Officials at Lippert Components Manufacturing Inc. have had a change of mind that is leading to a change in venue.
The Elkhart company this year had said it would invest $19.1 million to build a new 380,000-square-foot industrial plant at Ryan and Edgerton roads in New Haven.
But now the company will make a smaller investment instead in the bigger former Nestle plant at 2909 Pleasant Center Road in southern Allen County, said Elissa McGauley, Allen County director of redevelopment.
The news is contained in documents seeking a tax break filed with the Allen County Council. The council is scheduled to consider the request at its meeting at 8:30 a.m. Thursday.
Lippert, which makes seating for marine and recreational vehicles, said it is investing $10.87 million in the former Nestle site – $2 million in improvements to the real estate, including a 764,177-square-foot building, and $8.8 million in new equipment.
That is about $8.2 million less than the company said it would spend on building from scratch at the New Haven site. But the building is about twice as large and the equipment expenditure $5 million more.
Neither New Haven Mayor Terry McDonald nor Brian Yoh, New Haven's director of planning and economic development, could be reached Monday for comment on the impact of the company's change of plans.
New Haven stands to lose about $2.4 million in taxes, as well as what had been a confirmed use for a sizable piece of vacant industrial real estate.

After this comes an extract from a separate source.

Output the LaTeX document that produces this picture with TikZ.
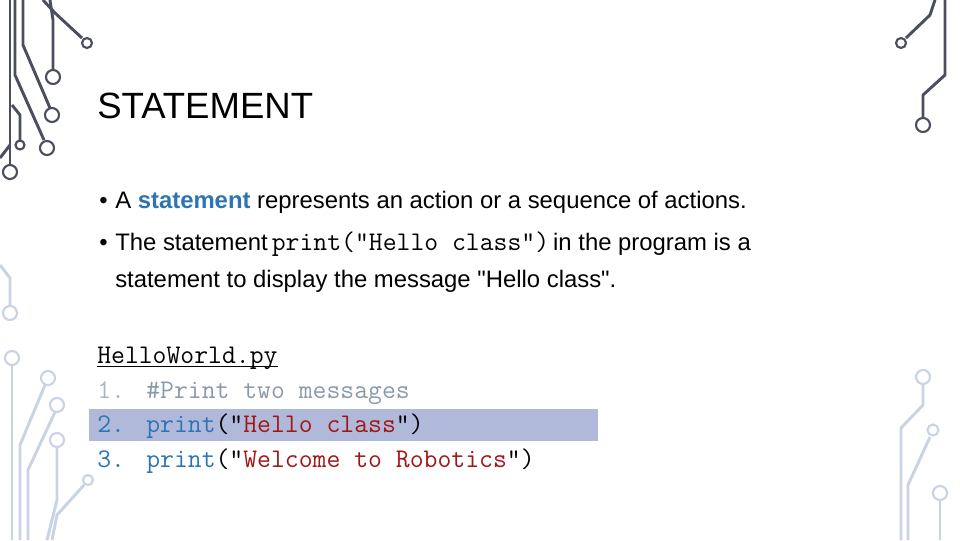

Lippert's new application says the company plans to create 135 jobs for production workers and sewing machine operators at the new site. Those jobs carry $4.2 million in annual salaries averaging $31,200 each, the application says.
After six months, workers receive vacation and holidays as well as life, health, dental and vision insurance. At least 70 percent of those benefits will be paid by the company.
Lippert has a facility on Nelson Road in New Haven and previously planned to close that plant and absorb its approximately 185 workers into the new plant on Ryan Road.
The company also employs about 30 people at a plant in Auburn. Lippert officials previously announced work there, as well as an undetermined number of workers, would go to Ryan Road.
It could not be determined Monday what the new plan holds for employees. Calls to Lippert's local corporate offices went unanswered.
According to its application, Lippert qualifies for a five-year phase-in of real estate tax that would save the company $113,160 and a 10-year business personal property tax phase-in on equipment that would save $350,380. That amounts to about $1.93 million less in total savings than under its original plan.
According to the application, the new equipment includes roto-mold machines, sewing machines and fabric cutters. The company expects to purchase the equipment beginning this month and install it through the end of 2019. The additional jobs would be filled by the end of 2020.
Lippert's application says its sales have held steady at between $1.2 and $1.6 billion during each of the last three years.
The company qualified for a 10-year tax abatement by earning additional points in the county's scoring system. Lippert agreed to contribute 5 percent of its tax savings to a county fund to benefit future economic development efforts.